Virginia requires corporations to file their Articles of Incorporation with the Secretary of State before the corporation can legally operate.

The Virginia Articles of Incorporation require the following information:

  • Your corporation name and designation
  • Your corporation’s purpose
  • The shares of stock your corporation will issue
  • Your registered agent’s name and address
  • The number in your board of directors
  • The names of all your directors
  • The name of your incorporator
  • The incorporator’s signature

The Articles of Incorporation can include optional provisions that regulate the internal procedures of the business.

Step 1: Determine whether you need to change your Virginia Articles of Incorporation

The information given to the Virginia Secretary of State in the Articles of Incorporation is public record. This allows the state to compile the information of businesses registered within the state and maintain the records in a database. Anyone seeking to contact your business can obtain your principal address and your registered agent’s address if necessary.

When this information changes, updating the state as soon as possible eliminates the risk of your business’s information becoming outdated and inaccurate.

The failure to update the Secretary of State through an Articles of Amendment can result in the inability to obtain a Certificate of Good Standing.

In some situations, third parties request a Certificate of Good Standing prior to contracting with your business. The Certificate of Good Standing verifies that your business is legally registered in Virginia and is in compliance with statutory requirements. Your corporation may need a Certificate of Good Standing to:

  • Apply for business loans
  • Open a corporate bank account
  • Enter a contract with a third party 

If you don’t file Articles of Amendment to update the information contained in your Articles of Incorporation, your corporation can face difficulty obtaining financing and encounter other issues.

Step 2: Review requirements for your Virginia amendment

Virginia corporations can file Articles of Amendment to change the information listed in their initial Articles of Incorporation, including:

  • The name of the corporation
  • The number of shares authorized by the corporation
  • The corporation’s purpose

The Articles of Amendment can add or change any provision allowed to be included in the initial Articles of Incorporation. It can also delete provisions included in the Articles of Incorporation that weren’t required.

Step 3: Gather supporting documentation for your Virginia amendment

Include any documentation that supports the changes made by the Articles of Amendment to reduce the likelihood of the Secretary of State rejecting your filing.
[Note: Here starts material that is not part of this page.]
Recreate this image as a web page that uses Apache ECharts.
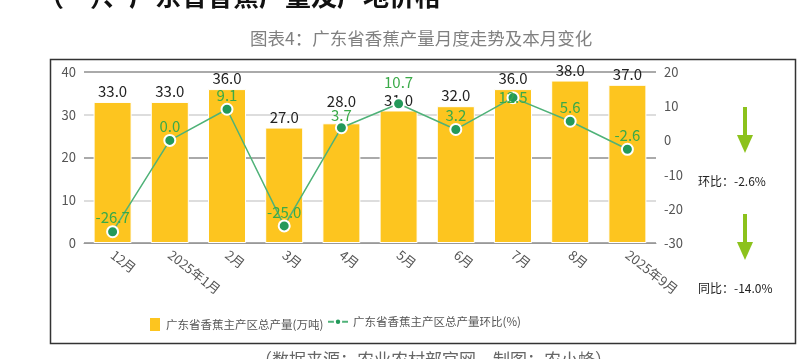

For example, you will want to provide information illustrating the voting and approval process.

Step 4: Complete a Virginia change of registered agent form (if necessary)

Virginia provides separate forms for certain changes in lieu of filing Articles of Amendment, including a change of registered agent and/or registered office form and a form allowing change of the corporate name with unanimous shareholder consent.
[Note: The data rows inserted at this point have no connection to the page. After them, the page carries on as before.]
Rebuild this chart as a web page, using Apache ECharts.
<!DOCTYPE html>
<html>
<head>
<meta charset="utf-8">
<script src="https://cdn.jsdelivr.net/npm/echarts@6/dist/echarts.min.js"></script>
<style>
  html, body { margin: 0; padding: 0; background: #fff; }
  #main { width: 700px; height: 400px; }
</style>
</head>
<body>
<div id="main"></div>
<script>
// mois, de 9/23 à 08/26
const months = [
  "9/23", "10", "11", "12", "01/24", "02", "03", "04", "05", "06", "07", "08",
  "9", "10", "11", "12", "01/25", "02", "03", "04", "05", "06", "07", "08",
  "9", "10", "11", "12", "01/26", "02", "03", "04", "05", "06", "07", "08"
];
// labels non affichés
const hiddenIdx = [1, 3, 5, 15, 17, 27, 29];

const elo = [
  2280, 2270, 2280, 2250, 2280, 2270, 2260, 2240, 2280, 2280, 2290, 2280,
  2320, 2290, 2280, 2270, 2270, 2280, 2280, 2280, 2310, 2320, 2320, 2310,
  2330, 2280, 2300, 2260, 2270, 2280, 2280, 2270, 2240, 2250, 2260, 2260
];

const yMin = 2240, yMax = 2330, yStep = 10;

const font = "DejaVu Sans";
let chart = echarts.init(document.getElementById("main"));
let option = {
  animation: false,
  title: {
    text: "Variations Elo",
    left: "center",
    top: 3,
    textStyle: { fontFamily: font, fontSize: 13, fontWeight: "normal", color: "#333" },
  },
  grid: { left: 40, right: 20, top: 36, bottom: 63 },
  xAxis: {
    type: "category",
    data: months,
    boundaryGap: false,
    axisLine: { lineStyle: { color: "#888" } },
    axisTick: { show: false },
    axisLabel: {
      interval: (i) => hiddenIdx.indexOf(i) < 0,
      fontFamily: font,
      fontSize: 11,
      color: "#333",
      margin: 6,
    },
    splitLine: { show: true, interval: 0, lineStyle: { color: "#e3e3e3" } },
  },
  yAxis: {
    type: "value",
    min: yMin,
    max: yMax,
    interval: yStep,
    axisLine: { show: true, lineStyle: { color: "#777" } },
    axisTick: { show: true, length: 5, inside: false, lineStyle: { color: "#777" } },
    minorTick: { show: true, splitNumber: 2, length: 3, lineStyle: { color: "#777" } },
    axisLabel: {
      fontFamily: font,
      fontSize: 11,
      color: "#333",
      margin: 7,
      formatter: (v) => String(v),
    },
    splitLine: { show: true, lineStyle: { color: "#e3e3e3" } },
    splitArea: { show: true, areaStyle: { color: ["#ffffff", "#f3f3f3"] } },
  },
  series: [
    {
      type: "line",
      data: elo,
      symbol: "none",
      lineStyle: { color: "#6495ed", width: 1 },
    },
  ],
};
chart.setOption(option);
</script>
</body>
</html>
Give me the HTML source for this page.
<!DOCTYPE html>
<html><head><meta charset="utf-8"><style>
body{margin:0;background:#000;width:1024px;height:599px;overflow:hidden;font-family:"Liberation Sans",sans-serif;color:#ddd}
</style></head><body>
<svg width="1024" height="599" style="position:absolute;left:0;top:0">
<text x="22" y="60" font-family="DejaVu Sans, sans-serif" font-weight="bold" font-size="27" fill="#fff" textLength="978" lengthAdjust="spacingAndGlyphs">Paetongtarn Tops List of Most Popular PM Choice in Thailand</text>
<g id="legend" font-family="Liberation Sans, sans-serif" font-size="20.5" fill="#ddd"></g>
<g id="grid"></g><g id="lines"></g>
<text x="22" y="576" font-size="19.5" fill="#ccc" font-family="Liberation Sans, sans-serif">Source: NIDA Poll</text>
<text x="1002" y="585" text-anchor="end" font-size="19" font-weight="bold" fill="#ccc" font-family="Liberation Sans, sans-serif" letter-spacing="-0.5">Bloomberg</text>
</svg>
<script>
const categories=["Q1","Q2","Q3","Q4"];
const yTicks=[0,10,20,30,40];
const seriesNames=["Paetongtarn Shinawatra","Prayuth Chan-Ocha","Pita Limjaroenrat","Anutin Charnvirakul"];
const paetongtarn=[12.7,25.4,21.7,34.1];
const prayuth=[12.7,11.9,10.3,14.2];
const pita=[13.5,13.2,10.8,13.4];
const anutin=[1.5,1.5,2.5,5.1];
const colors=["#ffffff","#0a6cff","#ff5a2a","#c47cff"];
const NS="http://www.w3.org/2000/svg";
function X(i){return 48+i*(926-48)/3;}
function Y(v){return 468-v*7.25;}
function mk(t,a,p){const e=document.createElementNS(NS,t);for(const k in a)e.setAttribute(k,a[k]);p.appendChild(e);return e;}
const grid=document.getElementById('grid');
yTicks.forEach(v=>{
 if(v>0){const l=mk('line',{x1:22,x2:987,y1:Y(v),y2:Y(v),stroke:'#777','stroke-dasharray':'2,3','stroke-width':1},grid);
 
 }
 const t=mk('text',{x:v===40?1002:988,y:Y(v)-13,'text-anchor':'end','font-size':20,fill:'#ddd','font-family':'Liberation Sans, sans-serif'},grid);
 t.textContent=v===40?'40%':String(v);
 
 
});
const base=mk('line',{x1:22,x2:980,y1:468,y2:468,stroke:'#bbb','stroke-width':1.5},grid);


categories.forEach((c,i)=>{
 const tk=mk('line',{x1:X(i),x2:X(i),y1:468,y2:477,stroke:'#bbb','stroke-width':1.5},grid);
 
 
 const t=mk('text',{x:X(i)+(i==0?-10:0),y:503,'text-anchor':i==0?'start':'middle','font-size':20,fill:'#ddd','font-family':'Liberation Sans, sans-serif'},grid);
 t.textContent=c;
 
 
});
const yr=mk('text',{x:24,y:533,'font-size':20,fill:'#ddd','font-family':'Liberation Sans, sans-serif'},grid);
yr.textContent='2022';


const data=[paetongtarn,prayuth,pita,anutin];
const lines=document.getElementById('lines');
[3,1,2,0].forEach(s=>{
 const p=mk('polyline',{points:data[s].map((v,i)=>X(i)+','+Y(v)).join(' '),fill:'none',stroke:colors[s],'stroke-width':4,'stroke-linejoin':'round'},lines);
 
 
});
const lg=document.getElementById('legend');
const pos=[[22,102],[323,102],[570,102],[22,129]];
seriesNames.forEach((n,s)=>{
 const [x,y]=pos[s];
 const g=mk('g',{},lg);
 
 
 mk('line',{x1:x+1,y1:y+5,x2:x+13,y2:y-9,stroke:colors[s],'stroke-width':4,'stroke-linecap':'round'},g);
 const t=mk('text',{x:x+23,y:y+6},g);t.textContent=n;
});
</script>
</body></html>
We know that the amendment process can be overwhelming for both new and seasoned business owners. Let us help you stay on track and state-compliant with our Worry-Free Compliance, Virginia registered agent, and amendment services. 

We can help you keep your Virginia corporation in good standing

Updating the Secretary of State when the information in your Articles of Incorporation falls out of date is crucial to keeping your business legally compliant. We are here to make the process easier for you. 

With our help, you don’t have to do it alone. Our Worry-Free Compliance Service sends alerts for important compliance and filing deadlines and provides expert support should you miss a filing and fall out of good standing with the state. Additionally, the Worry-Free Compliance Service includes two yearly amendments — all you have to do is pay the state’s filing fee.

Disclaimer: The content on this page is for information purposes only and does not constitute legal, tax, or accounting advice. If you have specific questions about any of these topics, seek the counsel of a licensed professional.

Virginia Amendment FAQs

  • Any type of corporation or limited liability company (LLC) registered in Virginia that changes the information contained in its formation documents must update the state by filing Articles of Amendment.

  • The cost of filing Articles of Amendment changes frequently and depends on the number of shares issued by your corporation. The Virginia Articles of Amendment form reflects the most up-to-date filing fees.

  • Any officer authorized to act on behalf of the corporation can file Virginia Articles of Incorporation.

  • Virginia maintains an online database for electronic corporate filings. Alternatively, the form can be completed and mailed to the State Corporation Commission Clerk’s Office in Richmond.

  • Virginia requires all corporations to submit a yearly report, known as an annual report, to remain compliant with the state. Filing Articles of Amendment is only required when the corporation makes changes that affect the accuracy of the information contained in the Articles of Incorporation.